May and Toots, who come from an earlier era of economic constraint, modesty and respectablity, are suddenly plunged into an era of capitalist excess. Greed is good (as it had been ten years earlier). Property speculation and trading are seen as an escalator to wealth. Rich men, permanently glued to their mobiles, supply their neglected wives with hopeless loss-making ‘businesses’: Helen, for instance, has a shop selling only cashmere clothing. Children are left with nannies and electronic child-minding devices. Art, poetry and education have become lifestyle accessories, badges of tribal allegiance, rather than fuel for the soul. Everyone is unhappy.

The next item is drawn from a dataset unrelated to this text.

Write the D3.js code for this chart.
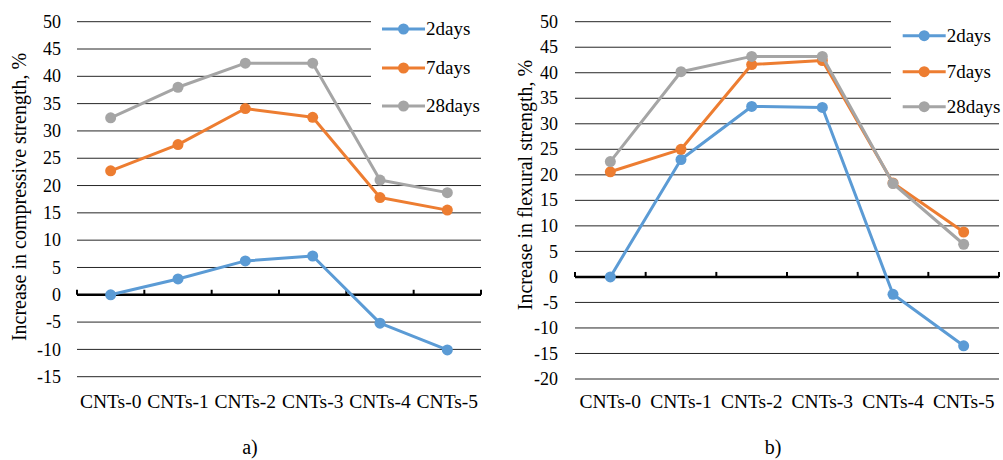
<!DOCTYPE html>
<html><head><meta charset="utf-8">
<script src="https://cdn.jsdelivr.net/npm/d3@7"></script>
<style>body{margin:0;background:#fff}svg{display:block}</style>
</head><body><svg id="c" width="1003" height="460"></svg>
<script>
const categories = ["CNTs-0","CNTs-1","CNTs-2","CNTs-3","CNTs-4","CNTs-5"];
const seriesNames = ["2days","7days","28days"];
const colors = ["#5B9BD5","#ED7D31","#A5A5A5"];
const ticksA = [50,45,40,35,30,25,20,15,10,5,0,-5,-10,-15];
const ticksB = [50,45,40,35,30,25,20,15,10,5,0,-5,-10,-15,-20];
const compressive2 = [0, 2.9, 6.2, 7.1, -5.2, -10.1];
const compressive7 = [22.7, 27.5, 34.1, 32.5, 17.8, 15.5];
const compressive28 = [32.4, 38.0, 42.4, 42.4, 21.0, 18.7];
const flexural2 = [0, 23.0, 33.4, 33.2, -3.4, -13.5];
const flexural7 = [20.6, 25.0, 41.6, 42.4, 18.4, 8.8];
const flexural28 = [22.6, 40.2, 43.2, 43.2, 18.3, 6.4];

const FONT = "'Liberation Serif', Tinos, 'DejaVu Serif', 'Noto Serif', serif";
const svg = d3.select("#c");

function txt(sel){ return sel.style("font-family", FONT).attr("fill", "#000"); }

function panel(o){
  const g = svg.append("g");
  const x = d3.scaleBand().domain(categories).range([o.x0, o.x1]);
  const y = d3.scaleLinear().domain([o.ticks[o.ticks.length-1], o.ticks[0]]).range([o.y1, o.y0]);
  g.selectAll("line.grid").data(o.ticks.filter(t=>t!==0)).join("line")
    .attr("x1", o.x0).attr("x2", d => d >= o.legendCut ? o.xCut : o.x1)
    .attr("y1", d=>y(d)).attr("y2", d=>y(d))
    .attr("stroke", "#262626").attr("stroke-width", 1);
  txt(g.selectAll("text.yt").data(o.ticks).join("text"))
    .attr("x", o.x0 - o.tickGap).attr("y", d=>y(d)).attr("dy","0.34em")
    .attr("text-anchor","end").attr("font-size", 18).text(d=>d);
  const ax = g.append("g").attr("transform", `translate(0,${y(0)})`);
  ax.append("line").attr("x1", o.x0).attr("x2", o.x1).attr("stroke","#000").attr("stroke-width",2.5);
  const edges = categories.map(c=>x(c)).concat([o.x1]);
  ax.selectAll("line.tk").data(edges).join("line")
    .attr("x1", d=>d).attr("x2", d=>d).attr("y1", 0).attr("y2", -5)
    .attr("stroke","#000").attr("stroke-width",2);
  txt(g.selectAll("text.xl").data(categories).join("text"))
    .attr("x", d=>x(d)+x.bandwidth()/2).attr("y", 408)
    .attr("text-anchor","middle").attr("font-size", 19.5).text(d=>d);
  txt(g.append("text")).attr("transform", `translate(${o.titleX},${o.titleY}) rotate(-90)`)
    .attr("text-anchor","middle").attr("dy","0.35em").attr("font-size", 20).text(o.title);
  const line = d3.line().x((d,i)=>x(categories[i])+x.bandwidth()/2).y(d=>y(d));
  o.series.forEach((s,k)=>{
    g.append("path").datum(s).attr("d", line).attr("fill","none")
      .attr("stroke", colors[k]).attr("stroke-width", 3).attr("stroke-linejoin","round");
    g.selectAll(null).data(s).join("circle")
      .attr("cx",(d,i)=>x(categories[i])+x.bandwidth()/2).attr("cy", d=>y(d))
      .attr("r", 5.5).attr("fill", colors[k]);
  });
  seriesNames.forEach((n,k)=>{
    const ly = o.legY[k];
    g.append("line").attr("x1", o.legX).attr("x2", o.legX+43).attr("y1", ly).attr("y2", ly)
      .attr("stroke", colors[k]).attr("stroke-width", 3);
    g.append("circle").attr("cx", o.legX+21.5).attr("cy", ly).attr("r", 5.5).attr("fill", colors[k]);
    txt(g.append("text")).attr("x", o.legX+44).attr("y", ly).attr("dy","0.34em")
      .attr("font-size", 19).text(n);
  });
  txt(g.append("text")).attr("x", o.capX).attr("y", 454).attr("text-anchor","middle")
    .attr("font-size", 20).text(o.caption);
}

panel({x0:77, x1:481, y0:21.7, y1:376.7, ticks:ticksA, legendCut:35, xCut:371, tickGap:16,
  series:[compressive2, compressive7, compressive28],
  title:"Increase in compressive strength, %", titleX:19, titleY:197,
  legX:382, legY:[29,68,106], capX:250, caption:"a)"});
panel({x0:575, x1:999, y0:21.7, y1:379, ticks:ticksB, legendCut:35, xCut:891, tickGap:17,
  series:[flexural2, flexural7, flexural28],
  title:"Increase in flexural strength, %", titleX:525, titleY:185,
  legX:902.7, legY:[35.7,71.7,106.7], capX:773, caption:"b)"});
</script></body></html>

What we are experiencing in Britain is a kind of horror-comic reboot of the early 2000s. The only difference I can see between Kureishi’s London and our beloved Cotswolds is the drug culture. SSRI anti-depressants had not yet arrived, but recreational psychotropics were common. Even so, it takes a good hour before we see Craig applying his elegantly quivering nostrils to what we used to call the Colombian Marching Powder and promptly losing his humanity. In a realistic film about modern moneyed Gloucestershire, that would have to happen during the opening credits.
The Mother is an excellent, cathartic film that reminds us of what British-based actors, writers and filmmakers could do when they were not in bondage to the Philistines from across the water.
I remember this film from seeing it on telly years ago. It stayed in the memory somehow and confirmed that 007 can actually act, although its never called for in his Bond movies. The older woman younger man theme is under-explored in movies.
You’re so right about the theme. The inverse variant, is, of course, pretty much a staple of the French movies we love so much. Cycling With Moliere is the one that springs to mind, but there are loads every year. The French get away with it by sheer charm. Less adorable when it comes from Hollywood.
As for Daniel Craig, he was wonderful in Our Friends in the North, which made his name. Couldn’t do the Geordie accent in the audition, but stuck at it. I think it’s fair to say he worked harder in those days.